• [PROVIDED MATERIAL]:
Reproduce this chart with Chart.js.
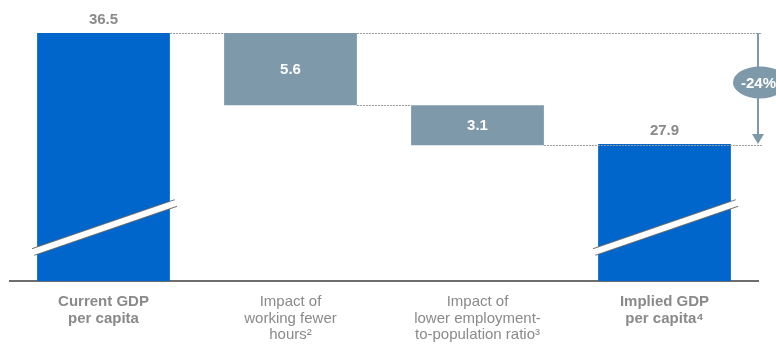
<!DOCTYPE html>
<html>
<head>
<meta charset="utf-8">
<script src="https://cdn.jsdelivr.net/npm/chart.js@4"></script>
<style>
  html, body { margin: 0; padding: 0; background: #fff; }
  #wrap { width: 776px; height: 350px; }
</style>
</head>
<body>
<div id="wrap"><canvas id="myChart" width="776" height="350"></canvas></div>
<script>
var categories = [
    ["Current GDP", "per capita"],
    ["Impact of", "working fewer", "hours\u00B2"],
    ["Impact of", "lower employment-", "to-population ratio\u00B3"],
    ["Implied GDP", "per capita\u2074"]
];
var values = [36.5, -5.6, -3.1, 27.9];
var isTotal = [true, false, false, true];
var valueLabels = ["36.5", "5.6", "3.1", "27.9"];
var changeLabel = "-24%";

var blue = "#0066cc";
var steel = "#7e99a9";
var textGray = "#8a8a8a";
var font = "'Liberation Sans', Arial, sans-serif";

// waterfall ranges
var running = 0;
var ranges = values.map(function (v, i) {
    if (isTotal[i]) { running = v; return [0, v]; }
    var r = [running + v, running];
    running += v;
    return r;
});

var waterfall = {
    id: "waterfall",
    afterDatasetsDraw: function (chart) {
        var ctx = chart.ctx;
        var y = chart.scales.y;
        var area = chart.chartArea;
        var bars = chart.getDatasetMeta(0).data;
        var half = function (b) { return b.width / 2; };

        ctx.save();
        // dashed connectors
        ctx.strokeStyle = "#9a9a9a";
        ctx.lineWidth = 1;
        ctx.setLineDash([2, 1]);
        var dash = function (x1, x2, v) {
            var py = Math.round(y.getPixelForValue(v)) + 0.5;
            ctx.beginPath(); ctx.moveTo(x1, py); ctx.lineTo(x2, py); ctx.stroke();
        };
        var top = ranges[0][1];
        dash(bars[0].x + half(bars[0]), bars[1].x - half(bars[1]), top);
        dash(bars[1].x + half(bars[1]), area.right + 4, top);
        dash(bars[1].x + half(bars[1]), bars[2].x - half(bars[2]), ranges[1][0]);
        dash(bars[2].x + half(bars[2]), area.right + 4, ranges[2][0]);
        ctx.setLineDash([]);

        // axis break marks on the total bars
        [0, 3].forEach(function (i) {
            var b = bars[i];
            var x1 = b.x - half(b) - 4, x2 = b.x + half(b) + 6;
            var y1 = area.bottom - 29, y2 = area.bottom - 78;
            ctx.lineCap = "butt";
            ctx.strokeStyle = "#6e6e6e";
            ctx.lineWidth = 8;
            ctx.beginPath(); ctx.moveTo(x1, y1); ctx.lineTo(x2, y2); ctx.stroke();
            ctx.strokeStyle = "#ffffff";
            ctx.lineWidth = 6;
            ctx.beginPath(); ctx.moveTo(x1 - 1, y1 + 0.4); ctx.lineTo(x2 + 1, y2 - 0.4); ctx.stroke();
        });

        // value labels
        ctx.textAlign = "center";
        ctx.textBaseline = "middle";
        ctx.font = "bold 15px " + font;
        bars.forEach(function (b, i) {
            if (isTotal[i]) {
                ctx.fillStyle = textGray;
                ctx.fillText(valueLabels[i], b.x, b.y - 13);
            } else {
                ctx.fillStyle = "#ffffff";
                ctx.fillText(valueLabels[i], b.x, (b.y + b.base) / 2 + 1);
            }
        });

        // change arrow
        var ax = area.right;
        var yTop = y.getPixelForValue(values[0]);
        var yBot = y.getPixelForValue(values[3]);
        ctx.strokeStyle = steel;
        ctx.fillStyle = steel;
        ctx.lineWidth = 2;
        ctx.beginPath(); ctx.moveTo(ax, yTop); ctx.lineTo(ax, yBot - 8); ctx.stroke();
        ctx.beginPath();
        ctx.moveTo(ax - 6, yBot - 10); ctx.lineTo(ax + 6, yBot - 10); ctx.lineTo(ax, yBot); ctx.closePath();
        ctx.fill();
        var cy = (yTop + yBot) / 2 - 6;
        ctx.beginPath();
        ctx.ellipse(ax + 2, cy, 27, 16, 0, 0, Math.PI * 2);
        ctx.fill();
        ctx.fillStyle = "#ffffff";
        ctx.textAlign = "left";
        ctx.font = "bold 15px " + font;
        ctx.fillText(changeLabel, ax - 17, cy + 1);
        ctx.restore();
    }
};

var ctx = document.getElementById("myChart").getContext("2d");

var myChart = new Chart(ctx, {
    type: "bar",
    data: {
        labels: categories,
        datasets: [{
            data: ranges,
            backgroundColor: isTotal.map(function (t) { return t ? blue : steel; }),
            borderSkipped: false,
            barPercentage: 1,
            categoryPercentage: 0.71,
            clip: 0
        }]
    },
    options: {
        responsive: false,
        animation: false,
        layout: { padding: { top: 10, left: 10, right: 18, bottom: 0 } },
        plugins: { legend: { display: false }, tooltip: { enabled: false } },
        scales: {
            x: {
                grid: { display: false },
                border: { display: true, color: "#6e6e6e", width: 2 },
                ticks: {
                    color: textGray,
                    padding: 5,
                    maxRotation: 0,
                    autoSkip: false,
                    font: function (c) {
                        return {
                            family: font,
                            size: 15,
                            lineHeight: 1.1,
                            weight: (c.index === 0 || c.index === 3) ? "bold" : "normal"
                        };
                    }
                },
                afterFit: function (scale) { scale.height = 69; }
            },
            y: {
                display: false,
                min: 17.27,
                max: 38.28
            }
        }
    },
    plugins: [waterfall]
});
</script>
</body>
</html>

• [REQUIREMENTS]: Retype the whole listing, keeping every line identical and omitting all pictures.

• [WRITTEN REPLY]:
Reproduce this chart with Chart.js.
<!DOCTYPE html>
<html>
<head>
<meta charset="utf-8">
<script src="https://cdn.jsdelivr.net/npm/chart.js@4"></script>
<style>
  html, body { margin: 0; padding: 0; background: #fff; }
  #wrap { width: 776px; height: 350px; }
</style>
</head>
<body>
<div id="wrap"><canvas id="myChart" width="776" height="350"></canvas></div>
<script>
var categories = [
    ["Current GDP", "per capita"],
    ["Impact of", "working fewer", "hours\u00B2"],
    ["Impact of", "lower employment-", "to-population ratio\u00B3"],
    ["Implied GDP", "per capita\u2074"]
];
var values = [36.5, -5.6, -3.1, 27.9];
var isTotal = [true, false, false, true];
var valueLabels = ["36.5", "5.6", "3.1", "27.9"];
var changeLabel = "-24%";

var blue = "#0066cc";
var steel = "#7e99a9";
var textGray = "#8a8a8a";
var font = "'Liberation Sans', Arial, sans-serif";

// waterfall ranges
var running = 0;
var ranges = values.map(function (v, i) {
    if (isTotal[i]) { running = v; return [0, v]; }
    var r = [running + v, running];
    running += v;
    return r;
});

var waterfall = {
    id: "waterfall",
    afterDatasetsDraw: function (chart) {
        var ctx = chart.ctx;
        var y = chart.scales.y;
        var area = chart.chartArea;
        var bars = chart.getDatasetMeta(0).data;
        var half = function (b) { return b.width / 2; };

        ctx.save();
        // dashed connectors
        ctx.strokeStyle = "#9a9a9a";
        ctx.lineWidth = 1;
        ctx.setLineDash([2, 1]);
        var dash = function (x1, x2, v) {
            var py = Math.round(y.getPixelForValue(v)) + 0.5;
            ctx.beginPath(); ctx.moveTo(x1, py); ctx.lineTo(x2, py); ctx.stroke();
        };
        var top = ranges[0][1];
        dash(bars[0].x + half(bars[0]), bars[1].x - half(bars[1]), top);
        dash(bars[1].x + half(bars[1]), area.right + 4, top);
        dash(bars[1].x + half(bars[1]), bars[2].x - half(bars[2]), ranges[1][0]);
        dash(bars[2].x + half(bars[2]), area.right + 4, ranges[2][0]);
        ctx.setLineDash([]);

        // axis break marks on the total bars
        [0, 3].forEach(function (i) {
            var b = bars[i];
            var x1 = b.x - half(b) - 4, x2 = b.x + half(b) + 6;
            var y1 = area.bottom - 29, y2 = area.bottom - 78;
            ctx.lineCap = "butt";
            ctx.strokeStyle = "#6e6e6e";
            ctx.lineWidth = 8;
            ctx.beginPath(); ctx.moveTo(x1, y1); ctx.lineTo(x2, y2); ctx.stroke();
            ctx.strokeStyle = "#ffffff";
            ctx.lineWidth = 6;
            ctx.beginPath(); ctx.moveTo(x1 - 1, y1 + 0.4); ctx.lineTo(x2 + 1, y2 - 0.4); ctx.stroke();
        });

        // value labels
        ctx.textAlign = "center";
        ctx.textBaseline = "middle";
        ctx.font = "bold 15px " + font;
        bars.forEach(function (b, i) {
            if (isTotal[i]) {
                ctx.fillStyle = textGray;
                ctx.fillText(valueLabels[i], b.x, b.y - 13);
            } else {
                ctx.fillStyle = "#ffffff";
                ctx.fillText(valueLabels[i], b.x, (b.y + b.base) / 2 + 1);
            }
        });

        // change arrow
        var ax = area.right;
        var yTop = y.getPixelForValue(values[0]);
        var yBot = y.getPixelForValue(values[3]);
        ctx.strokeStyle = steel;
        ctx.fillStyle = steel;
        ctx.lineWidth = 2;
        ctx.beginPath(); ctx.moveTo(ax, yTop); ctx.lineTo(ax, yBot - 8); ctx.stroke();
        ctx.beginPath();
        ctx.moveTo(ax - 6, yBot - 10); ctx.lineTo(ax + 6, yBot - 10); ctx.lineTo(ax, yBot); ctx.closePath();
        ctx.fill();
        var cy = (yTop + yBot) / 2 - 6;
        ctx.beginPath();
        ctx.ellipse(ax + 2, cy, 27, 16, 0, 0, Math.PI * 2);
        ctx.fill();
        ctx.fillStyle = "#ffffff";
        ctx.textAlign = "left";
        ctx.font = "bold 15px " + font;
        ctx.fillText(changeLabel, ax - 17, cy + 1);
        ctx.restore();
    }
};

var ctx = document.getElementById("myChart").getContext("2d");

var myChart = new Chart(ctx, {
    type: "bar",
    data: {
        labels: categories,
        datasets: [{
            data: ranges,
            backgroundColor: isTotal.map(function (t) { return t ? blue : steel; }),
            borderSkipped: false,
            barPercentage: 1,
            categoryPercentage: 0.71,
            clip: 0
        }]
    },
    options: {
        responsive: false,
        animation: false,
        layout: { padding: { top: 10, left: 10, right: 18, bottom: 0 } },
        plugins: { legend: { display: false }, tooltip: { enabled: false } },
        scales: {
            x: {
                grid: { display: false },
                border: { display: true, color: "#6e6e6e", width: 2 },
                ticks: {
                    color: textGray,
                    padding: 5,
                    maxRotation: 0,
                    autoSkip: false,
                    font: function (c) {
                        return {
                            family: font,
                            size: 15,
                            lineHeight: 1.1,
                            weight: (c.index === 0 || c.index === 3) ? "bold" : "normal"
                        };
                    }
                },
                afterFit: function (scale) { scale.height = 69; }
            },
            y: {
                display: false,
                min: 17.27,
                max: 38.28
            }
        }
    },
    plugins: [waterfall]
});
</script>
</body>
</html>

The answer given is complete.